Keyakinannya muncul karena ia bermimpi menjadi dokter bedah orthopedi. Ia sudah menimbang-nimbang jalur pendidikan tinggi, antara dalam negeri maupun luar negeri.
“Kalau di luar negeri saya ingin ke Universitas Yonsei, Korea kalau di Indonesia mungkin UI atau UGM,” katanya penuh tekad.
Ia sadar, jalan menuju impian itu panjang, apalagi kondisi ekonomi keluarganya kerap membuatnya berpikir realistis.
“Kalau tidak masuk Sekolah Rakyat, mungkin saya berhenti setahun, kerja dulu untuk kebutuhan sehari-hari dan kumpulin uang buat sekolah. Saya pernah bantu-bantu markir, jadi tukang cuci piring, jualan es, pokoknya apa saja yang bisa dilakukan,” ungkap Sifan.
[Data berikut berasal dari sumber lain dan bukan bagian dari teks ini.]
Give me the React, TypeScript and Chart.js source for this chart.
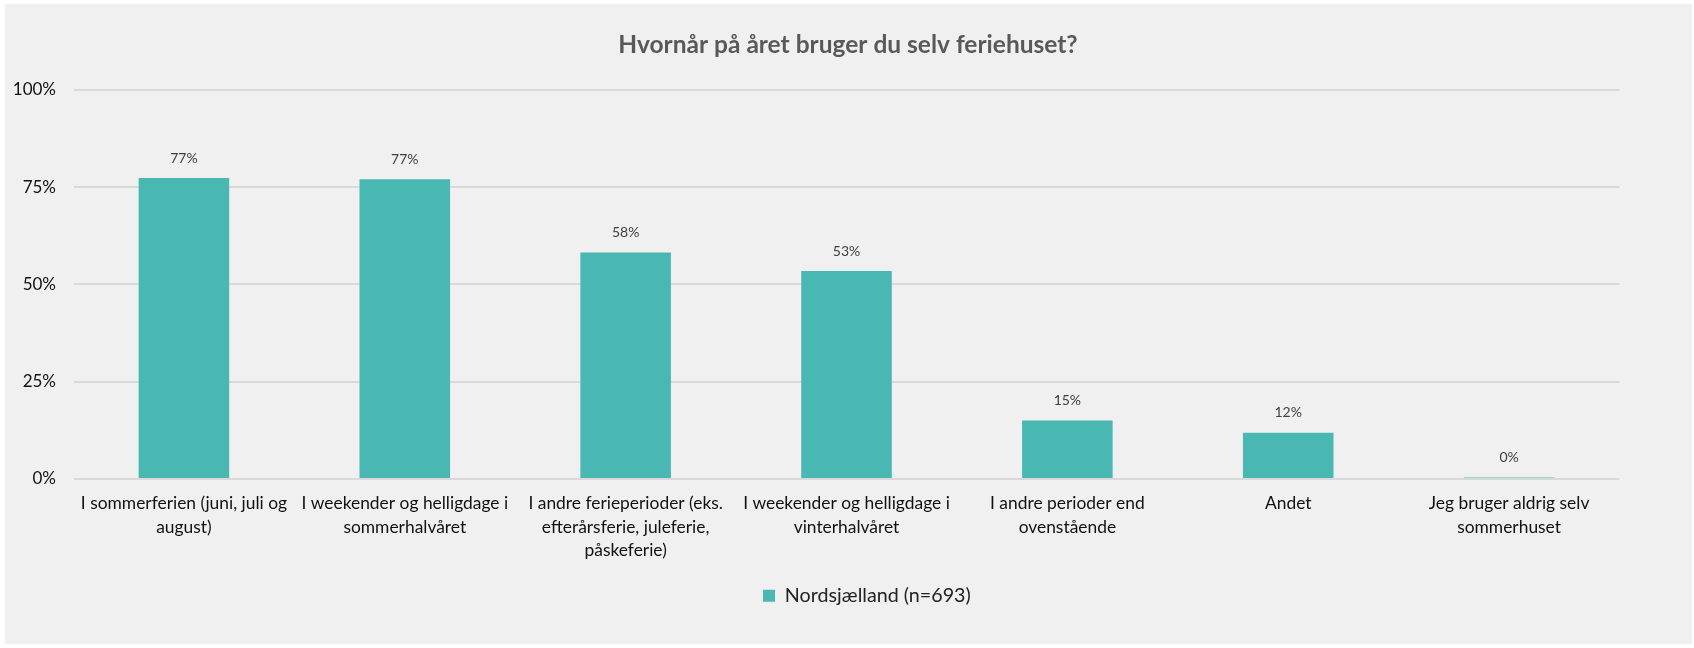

Di balik semua cerita perjuangannya, Sifan menaruh harapan besar.
“Harapan untuk diri saya sendiri tuh tetap bertahan, harus disiplin, semangat belajar, dan terus menggapai cita-cita,” katanya tegas.
Ia juga berdoa agar sang Ibu sehat, panjang umur, dan bisa melihatnya sukses.
“Saya ingin bisa membahagiakan Ibu dan suatu saat membawa beliau ke Tanah Suci.”
Cerita Sifan adalah potret nyata bagaimana program Sekolah Rakyat yang digagas Presiden Prabowo bukan sekadar ruang belajar, melainkan pintu harapan bagi anak-anak bangsa untuk meraih cita-cita, meski jalan yang mereka tempuh penuh liku.
Dengan target berdiri di 165 titik pada 2025 dan menampung hingga lebih dari 15.000 siswa, program ini lahir dari keyakinan bahwa setiap anak berhak atas masa depan yang lebih baik, tanpa terkendala oleh garis kemiskinan.